So why is it that nobody noticed until yesterday (or at least called to my attention) that the second segment of the meeting (the second twenty-minute segment) was missing?
As some of you know, our fancy new camera's native output format is the not-immediately-usable MXF. In order to have the camera also produce quick-and-dirty MP4 files, we needed a "proxy card." Detcon 1, the 2014 NASFiC, partially underwrote the cost of us buying that card. I made a point of mentioning their sponsorship at the start of each of the four days' meetings.
What we did not realize until we were at the convention is that the MP4 files that the proxy card generates are limited to 20 minutes per file. Now it's a perfect break; that is, the second file starts on the next frame after the first one. We just didn't realize it was going to happen because we hadn't actually recorded anything more than 20 minutes long with the proxy card before.
Those of you who were there know that we had "technical time outs" about every 30 minutes. That's because the 16 GB P2 cards the camera uses can only hold around 50 minutes of video at the resolution we were using, and we knew we couldn't stop at exactly 50 minutes, so we needed overlap time. (The camera came with five 16 GB cards, thank goodness. Bigger cards are very expensive.) So approximately every 30 minutes Lisa needed to swap cards. If we'd been able to afford a newer model of the camera, with more slots, we could have gotten around this (the cards are "hot-swappable"), but the camera we have has only two slots, and one of them is for the proxy card, so the only way to swap cards is to stop recording, turn the camera off, pull the active card, insert a new card, and turn the camera back on.
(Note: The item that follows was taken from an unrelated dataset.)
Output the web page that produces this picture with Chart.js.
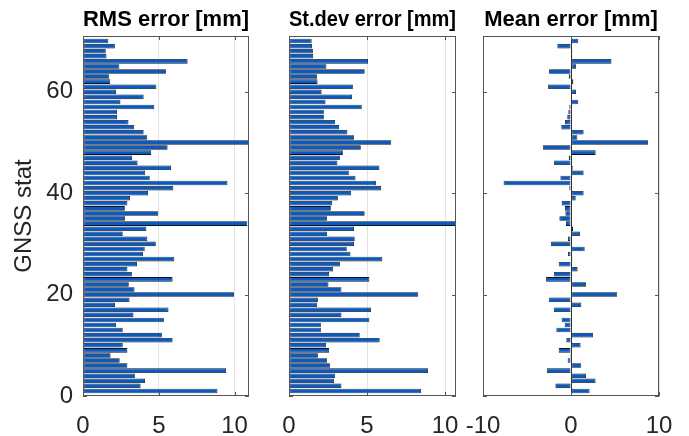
<!DOCTYPE html>
<html>
<head>
<meta charset="utf-8">
<script src="https://cdn.jsdelivr.net/npm/chart.js@4"></script>
<style>
  html, body { margin: 0; padding: 0; background: #fff; }
  #wrap { position: relative; width: 689px; height: 436px; overflow: hidden; }
  canvas { position: absolute; top: 0; }
</style>
</head>
<body>
<div id="wrap">
  <canvas id="rms" width="260" height="436" style="left:0px"></canvas>
  <canvas id="std" width="200" height="436" style="left:270px"></canvas>
  <canvas id="mean" width="239" height="436" style="left:450px"></canvas>
</div>
<script>
// station numbers (bottom to top)
const stations = [1, 2, 3, 4, 5, 6, 7, 8, 9, 10, 11, 12, 13, 14, 15, 16, 17, 18, 19, 20,
  21, 22, 23, 24, 25, 26, 27, 28, 29, 30, 31, 32, 33, 34, 35, 36, 37, 38, 39, 40,
  41, 42, 43, 44, 45, 46, 47, 48, 49, 50, 51, 52, 53, 54, 55, 56, 57, 58, 59, 60,
  61, 62, 63, 64, 65, 66, 67, 68, 69, 70];

const rmsErr = [8.87, 3.80, 4.09, 3.42, 9.44, 2.93, 2.42, 1.82, 2.93, 2.62,
  5.91, 5.20, 2.62, 2.18, 5.33, 3.33, 5.64, 2.11, 3.07, 9.96,
  3.40, 3.02, 5.91, 3.22, 2.93, 3.56, 6.02, 3.96, 4.07, 4.80,
  4.24, 2.62, 4.18, 10.84, 2.77, 4.96, 2.76, 2.93, 3.10, 4.29,
  5.96, 9.53, 4.40, 4.10, 5.80, 3.60, 3.24, 4.50, 5.58, 10.95,
  4.24, 4.00, 3.36, 3.00, 2.24, 2.24, 4.70, 2.47, 4.00, 2.18,
  4.84, 1.80, 1.73, 5.47, 2.40, 6.90, 1.55, 1.50, 2.10, 1.67];

const stdErr = [8.47, 3.36, 2.89, 2.96, 8.91, 2.64, 2.43, 1.85, 2.57, 2.38,
  5.81, 4.53, 2.04, 2.04, 5.15, 3.36, 5.26, 1.81, 1.85, 8.28,
  3.36, 2.53, 5.15, 2.57, 2.83, 3.26, 5.98, 3.94, 3.70, 4.17,
  4.21, 2.43, 4.17, 10.70, 2.43, 4.85, 2.68, 2.77, 3.13, 3.98,
  5.91, 5.57, 4.26, 3.83, 5.79, 3.10, 3.26, 3.45, 4.60, 6.55,
  4.17, 3.74, 3.21, 2.96, 2.23, 2.23, 4.66, 2.34, 4.04, 2.09,
  4.09, 1.83, 1.79, 4.85, 2.40, 5.06, 1.55, 1.53, 1.47, 1.45];

const meanErr = [2.11, -1.77, 2.79, 1.70, -2.75, 1.17, -0.38, -0.11, -1.40, 1.09,
  -0.53, 2.49, -1.66, -0.72, -1.06, 0.11, -1.96, 1.17, -2.53, 5.25,
  0.04, 1.70, -2.83, -1.96, 0.75, -1.40, 0.15, -0.34, 1.55, -2.26,
  -0.34, 1.02, 0.23, -0.57, -1.32, -0.64, -0.68, -1.06, 0.53, 1.43,
  -0.19, -7.66, -1.20, 1.43, 0.19, -1.92, -0.26, 2.80, -3.20, 8.75,
  0.72, 1.43, -1.10, -0.68, -0.42, -0.30, -0.19, 0.83, 0.08, 0.57,
  -2.60, 0.26, -0.26, -2.49, 0.57, 4.60, 0.15, 0.15, -1.55, 0.83];

const FONT = '"Liberation Sans", Arial, Helvetica, sans-serif';
const TICK_COLOR = '#262626';

// box around the axes, inward tick marks, zero baseline
const framePlugin = {
  id: 'frame',
  afterDatasetsDraw(chart, args, opts) {
    const { ctx, chartArea: a, scales } = chart;
    ctx.save();
    ctx.lineWidth = 1;
    if (opts.baseline) {
      const x0 = Math.round(scales.x.getPixelForValue(0)) + 0.5;
      ctx.strokeStyle = '#333';
      ctx.beginPath();
      ctx.moveTo(x0, a.top);
      ctx.lineTo(x0, a.bottom);
      ctx.stroke();
    }
    ctx.strokeStyle = '#555';
    ctx.beginPath();
    scales.x.ticks.forEach(t => {
      const x = Math.round(scales.x.getPixelForValue(t.value)) + 0.5;
      ctx.moveTo(x, a.bottom); ctx.lineTo(x, a.bottom - 4);
      ctx.moveTo(x, a.top); ctx.lineTo(x, a.top + 4);
    });
    scales.y.ticks.forEach(t => {
      const y = Math.round(scales.y.getPixelForValue(t.value)) + 0.5;
      ctx.moveTo(a.left, y); ctx.lineTo(a.left + 4, y);
      ctx.moveTo(a.right, y); ctx.lineTo(a.right - 4, y);
    });
    ctx.stroke();
    ctx.strokeRect(Math.round(a.left) + 0.5, Math.round(a.top) + 0.5,
      Math.round(a.width) - 1, Math.round(a.height) - 1);
    ctx.restore();
  }
};

function makePanel(id, title, values, xMin, xMax, xStep, yAxisW, padRight, showY) {
  return new Chart(document.getElementById(id), {
    type: 'bar',
    data: {
      labels: stations,
      datasets: [{
        data: values,
        backgroundColor: '#0a5ac0',
        borderColor: '#081426',
        borderWidth: 0.8,
        borderSkipped: false,
        barPercentage: 0.9,
        categoryPercentage: 1.0,
      }],
    },
    options: {
      indexAxis: 'y',
      responsive: false,
      animation: false,
      devicePixelRatio: 1,
      layout: { padding: { left: 0, right: padRight, top: 0, bottom: 0 } },
      scales: {
        x: {
          type: 'linear',
          min: xMin,
          max: xMax,
          afterFit: s => { s.height = 40; },
          ticks: {
            stepSize: xStep,
            includeBounds: false,
            maxRotation: 0,
            padding: 8,
            color: TICK_COLOR,
            font: { family: FONT, size: 24, lineHeight: 1.85 },
          },
          grid: { color: '#e3e3e3', drawTicks: false },
          border: { display: false },
        },
        y: {
          type: 'linear',
          min: 0,
          max: 71,
          offset: false,
          afterFit: s => { s.width = yAxisW; },
          ticks: {
            display: showY,
            stepSize: 20,
            includeBounds: false,
            padding: 10,
            color: TICK_COLOR,
            font: { family: FONT, size: 24 },
          },
          grid: { display: false, drawTicks: false, offset: false },
          border: { display: false },
          title: {
            display: showY,
            text: 'GNSS stat',
            color: TICK_COLOR,
            font: { family: FONT, size: 24 },
            padding: { top: 10, bottom: 0 },
          },
        },
      },
      plugins: {
        legend: { display: false },
        tooltip: { enabled: false },
        title: {
          display: true,
          text: title,
          fullSize: false,
          color: '#000',
          font: { family: FONT, size: 22, weight: 'bold', lineHeight: 1.2 },
          padding: { top: 7, bottom: 2.6 },
        },
        frame: { baseline: id === 'mean' },
      },
    },
    plugins: [framePlugin],
  });
}

makePanel('rms', 'RMS error [mm]', rmsErr, 0, 10.95, 5, 83, 11, true);
makePanel('std', 'St.dev error [mm]', stdErr, 0, 10.7, 5, 19, 14, false);
makePanel('mean', 'Mean error [mm]', meanErr, -10, 10, 10, 33, 30, false);
</script>
</body>
</html>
Lisa got pretty good at this, but it still takes a minute or so to do it.
The higher-quality MXF files will eventually be used to generate higher-quality versions of the recordings.
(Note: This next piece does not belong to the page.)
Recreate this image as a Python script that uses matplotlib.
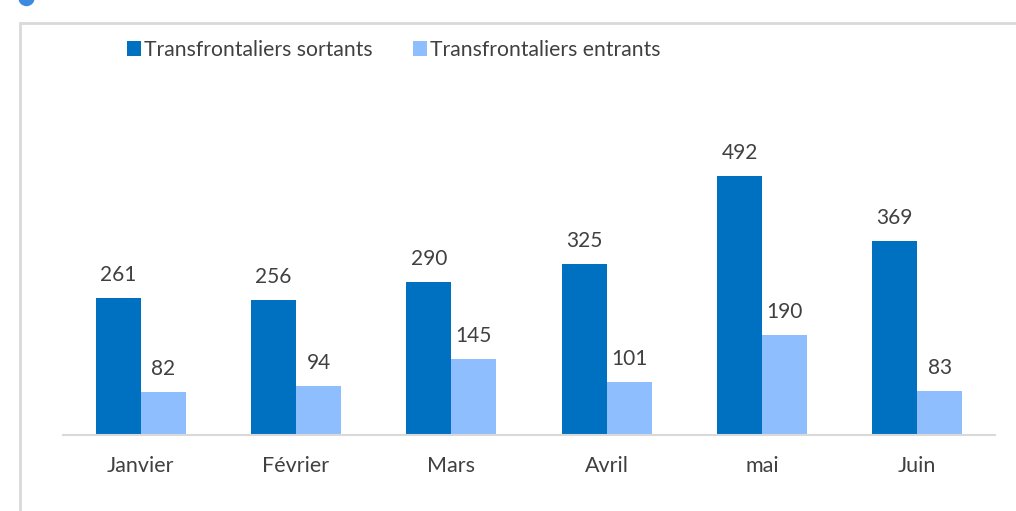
import matplotlib.pyplot as plt
import numpy as np
from matplotlib.patches import Rectangle, Circle

months = ["Janvier", "Février", "Mars", "Avril", "mai", "Juin"]
sortants = [261, 256, 290, 325, 492, 369]
entrants = [82, 94, 145, 101, 190, 83]

DARK = "#0070C0"
LIGHT = "#8FBEFF"
TXT = "#404040"

plt.rcParams["font.family"] = ["Lato", "DejaVu Sans"]

W, H = 1016, 511
fig = plt.figure(figsize=(W / 100, H / 100), dpi=100)


def px(x0, y0, x1, y1):
    # pixel box (top-left origin) -> figure fraction rect
    return [x0 / W, 1 - y1 / H, (x1 - x0) / W, (y1 - y0) / H]


# frame around chart and blue dot at top-left
fig.patches.append(Rectangle((20 / W, -0.1), 1.1, 1 - 23 / H + 0.1,
                             transform=fig.transFigure, fill=False,
                             edgecolor="#D9D9D9", lw=2))
fig.patches.append(Circle((0.265, H / 100 + 0.02), 0.075,
                          transform=fig.dpi_scale_trans,
                          color="#3D8BE0", clip_on=False))

ax = fig.add_axes(px(63, 60, 995, 435))
x = np.arange(len(months))
w = 0.29
b1 = ax.bar(x - w / 2, sortants, w, color=DARK, label="Transfrontaliers sortants")
b2 = ax.bar(x + w / 2, entrants, w, color=LIGHT, label="Transfrontaliers entrants")

for bars, vals in ((b1, sortants), (b2, entrants)):
    for r, v in zip(bars, vals):
        ax.annotate(str(v), (r.get_x() + r.get_width() / 2, v),
                    xytext=(0, 13), textcoords="offset pixels",
                    ha="center", va="bottom", fontsize=15, color=TXT)

ax.set_xlim(-0.5, len(months) - 0.5)
ax.set_ylim(0, 375 / (259 / 492))
ax.set_xticks(x)
ax.set_xticklabels(months, fontsize=15.5, color=TXT)
ax.tick_params(axis="x", length=0, pad=15)
ax.set_yticks([])
for s in ("top", "right", "left"):
    ax.spines[s].set_visible(False)
ax.spines["bottom"].set_color("#D9D9D9")
ax.spines["bottom"].set_linewidth(1.5)

fig.legend(loc="center left", bbox_to_anchor=(116 / W, 1 - 50 / H), ncol=2,
           frameon=False, fontsize=15.2, labelcolor=TXT, handlelength=0.7,
           handleheight=0.7, handletextpad=0.12, columnspacing=1.9,
           borderpad=0)

fig.savefig("out.png", dpi=100)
With approximately 30-40 minutes between technical time outs but 20 minute segment limitations (about which we didn't actually know) on the MP4 files, we ended up setting ourselves up for confusion on the first day.
As it happens, I had us take our first technical time out about twenty seconds short of twenty minutes into recording. Consequently, the first cartridge and the first segment were the same, and we still didn't realize that there was a potential problem.
By the time we got through card #3, the video team had figured out that the camera was splitting the video into pieces. The initial attempt to fix this required using the video-editing software to splice the two pieces together. But that's not the right solution; it takes almost as much time to do the editing and production as it did to shoot the video in the first place, and defeats the purpose of the quick-and-dirty uploads. Because of these delays, parts 3-5 of the Thursday meeting didn't get online until later that afternoon.
As the videography team came to grips with how the camera was behaving, they concluded that the best thing to do was to upload the segments "raw" as they came off the camera, rather than trying to do any of the time-consuming editing. This is why the pieces from Friday-onward are labeled 01a, 01b, and so forth. The 01 is the card on which it was recorded, and the a, b, c are the segment within that card.
Thanks to the team figuring out how the segments of the recording were coming off the camera, and thanks to the 20-minute segments being relatively quick to upload, we continued to run on roughly a 30-minute tape delay for the rest of the week. Every segment (except the last one, of course) was online before the meeting ended, with the final segment of each day being online soon thereafter.
Yesterday,
I'm merely surprised that nobody pointed out the missing 20 minutes before yesterday. Surely someone noticed the gap? Heck, I'm sort of surprised that Certain Paranoid Sociopaths didn't seize upon our honest mistake and declare that large amounts of Nefarious Things happened during the 20 minute gap.